# ФИЛОСОФИЯ И КУЛЬТУРА > Индия >  Поезд Дели-Калькутта + жилье в Майапуре

## andre

Харе Кришна!
Купили билеты Москва-Дели на конец февраля, дальше в Майапур на поезде Дели-Калькутта. Дальше на джипе.
Подскажите, пожалуйста, знатоки, по билету, купленному на Cleartrip (на скриншоте - пробная покупка, оплата по российской мастеркард прошла успешно) и распечатанному, можно просто сесть в поезд и поехать, показав его и паспорт кондуктору? Не нужно ли в кассе предъявлять документы и получать распечатанные билеты? Нас поедет 2 семьи, 3 человека одна и 4 человека другая, всего 7 (2 детей). Хотим все приобрести заранее, электронно. Аккаунт на Cleartrip помог создать преданный из Майапура, прислал код из смс.
Второй вопрос: какие есть варианты жилья в Майапуре?

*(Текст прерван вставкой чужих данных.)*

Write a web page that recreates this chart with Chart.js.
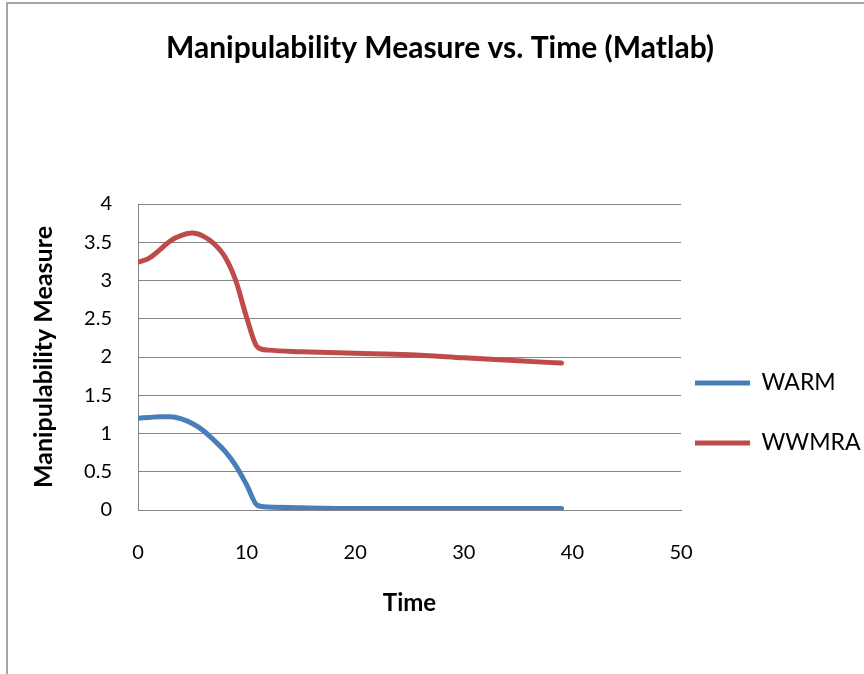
<!DOCTYPE html>
<html>
<head>
<meta charset="utf-8">
<title>Manipulability Measure vs. Time</title>
<script src="https://cdn.jsdelivr.net/npm/chart.js@4.4.1/dist/chart.umd.min.js"></script>
<style>
  html, body { margin: 0; padding: 0; background: #fff; overflow: hidden; }
  #marco {
    position: absolute; left: 6px; top: 2px; width: 900px; height: 700px;
    border-left: 2px solid #a6a6a6; border-top: 2px solid #a6a6a6;
    pointer-events: none;
  }
  #grafico { position: absolute; left: 0; top: 0; }
</style>
</head>
<body>
<canvas id="grafico" width="864" height="674"></canvas>
<div id="marco"></div>
<script>
/*==========================================================

DATOS DEL GRAFICO

==========================================================*/
const tiempos = [0, 1, 2, 3, 4, 5, 6, 7, 8, 9, 10, 11, 12, 15, 20, 25, 30, 35, 39];
const warm = [1.2, 1.21, 1.22, 1.22, 1.19, 1.13, 1.04, 0.91, 0.77, 0.58, 0.33, 0.06, 0.04, 0.03, 0.02, 0.02, 0.02, 0.02, 0.02];
const wwmra = [3.24, 3.29, 3.4, 3.52, 3.59, 3.62, 3.58, 3.48, 3.31, 3.0, 2.52, 2.13, 2.09, 2.07, 2.05, 2.03, 1.99, 1.95, 1.92];
const ticksX = [0, 10, 20, 30, 40, 50];
const ticksY = [0, 0.5, 1, 1.5, 2, 2.5, 3, 3.5, 4];

const fuente = "Lato, 'Open Sans', sans-serif";
const gris = "#868686";

function puntos(valores) {
  return tiempos.map((t, i) => ({ x: t, y: valores[i] }));
}

// mueve la leyenda a donde la pone Excel (solo el borde izquierdo, para no recortar el texto)
const moverLeyenda = {
  id: "moverLeyenda",
  afterLayout(chart) {
    const lg = chart.legend;
    lg.left -= 23;
    lg.top += 76;
    lg.bottom += 76;
  },
};

/*==========================================================

GRAFICO

==========================================================*/
let ctx = document.getElementById("grafico").getContext("2d");
new Chart(ctx, {
  type: "line",
  data: {
    datasets: [
      {
        label: "WARM",
        data: puntos(warm),
        borderColor: "#4a7ebb",
        backgroundColor: "#4a7ebb",
        borderWidth: 5,
        borderCapStyle: "round",
        pointRadius: 0,
        cubicInterpolationMode: "monotone",
      },
      {
        label: "WWMRA",
        data: puntos(wwmra),
        borderColor: "#be4b48",
        backgroundColor: "#be4b48",
        borderWidth: 5,
        borderCapStyle: "round",
        pointRadius: 0,
        cubicInterpolationMode: "monotone",
      },
    ],
  },
  options: {
    responsive: false,
    animation: false,
    layout: { padding: { left: 16, right: 0, top: 0, bottom: 0 } },
    plugins: {
      title: {
        display: true,
        text: "Manipulability Measure vs. Time (Matlab)",
        color: "#000",
        font: { family: fuente, size: 30, weight: "bold" },
        padding: { top: 30, bottom: 138 },
      },
      legend: {
        position: "right",
        maxWidth: 183,
        labels: {
          color: "#000",
          font: { family: fuente, size: 23 },
          usePointStyle: true,
          pointStyle: "line",
          pointStyleWidth: 55,
          padding: 37,
        },
      },
      tooltip: { enabled: false },
    },
    scales: {
      x: {
        type: "linear",
        min: 0,
        max: 50,
        afterBuildTicks: (s) => { s.ticks = ticksX.map((v) => ({ value: v })); },
        afterFit: (s) => { s.height = 164; },
        grid: { display: false, drawTicks: false },
        border: { display: true, color: gris },
        ticks: { color: "#000", padding: 31, font: { family: fuente, size: 20 } },
        title: {
          display: true,
          text: "Time",
          color: "#000",
          font: { family: fuente, size: 24, weight: "bold" },
          padding: { top: 0, bottom: 56 },
        },
      },
      y: {
        min: 0,
        max: 4,
        afterBuildTicks: (s) => { s.ticks = ticksY.map((v) => ({ value: v })); },
        afterFit: (s) => { s.width = 122; },
        grid: { color: gris, lineWidth: 1, drawTicks: false },
        border: { display: true, color: gris },
        ticks: {
          color: "#000",
          padding: 26,
          font: { family: fuente, size: 20 },
          callback: (v) => String(v),
        },
        title: {
          display: true,
          text: "Manipulability Measure",
          color: "#000",
          font: { family: fuente, size: 25, weight: "bold" },
          padding: { top: 13, bottom: 0 },
        },
      },
    },
  },
  plugins: [moverLeyenda],
});
</script>
</body>
</html>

На начало декабря свободных мест на Гаурапурниму нет, найти сложно. Можно ли селиться в гест-хаузах за пределами ИСККОН в обе стороны по дороге Бхактисиддханта Сарасвати Марг от входа в Храм? В сторону переправы на Навадвипу и в сторону Йогапитха. В смысле реально ли найти жилье с горячей водой и нормальными условиями по приезду, в течение 1 дня? Нам нужно 2 номера или 2 квартиры, бюджет 800-1200 руп./сутки. В Майапуре планируем быть в течение 2 недель.
Нам потом еще также надо ехать на поезде Калькутта-Матхура, хотим также через интернет купить билеты на поезд АС3, во Вриндаване еще 2 недели хотим пробыть.
С группой ехать не получается по срокам, по работе не получается вырваться в нужные для группы сроки.
Помогите, пожалуйста.

----------


## Caturmurti das

С билетами на поезд, просто садитесь в свой вагон. Рядом со входом, обычно наклеиваются списки пассажиров. В кассу, на месте обращаться не надо. Хотя всякое в Индии бывает, кондуктор может намудрить, твёрдо стойте на своём, но это скорее исключение.
На счёт жилья, чем раньше приедете до начала фестиваля, тем больше шансов найти подходящий вариант. Цены перед Гаура-пурнимой взлетают до небес. Обязательно уточните свои даты когда будете заселяться, некоторые отели просят покинуть номер за три дня до Гаура-пурнимы т.к. у них уже всё было забронировано. 
Поезда из Калькутты в Дели идут через Bardhaman, который ближе к Маяпуру, преданные обычно берут билет от него и до Tundla(раньше чем Дели, ближе к Вриндавану). Рассмотрите также вариант самолётов. Внутренние перелёты, могут быть не намного дороже АС2 поезда. 
Не знаю как сейчас, но раньше Toofan Express, который ходит до Матхуры, пользовался дурной славой из-за постоянных опозданий.

----------


## Вова25

Харе Кришна. Помогите пожалуйста забронировать билет на поезд Дели-Калькутта. Всю голову уже сломали. Ничего не получается. Или не обязательно их бронировать и оплачивать заранее?

----------


## andre

Пишите в лс. Помогу.

----------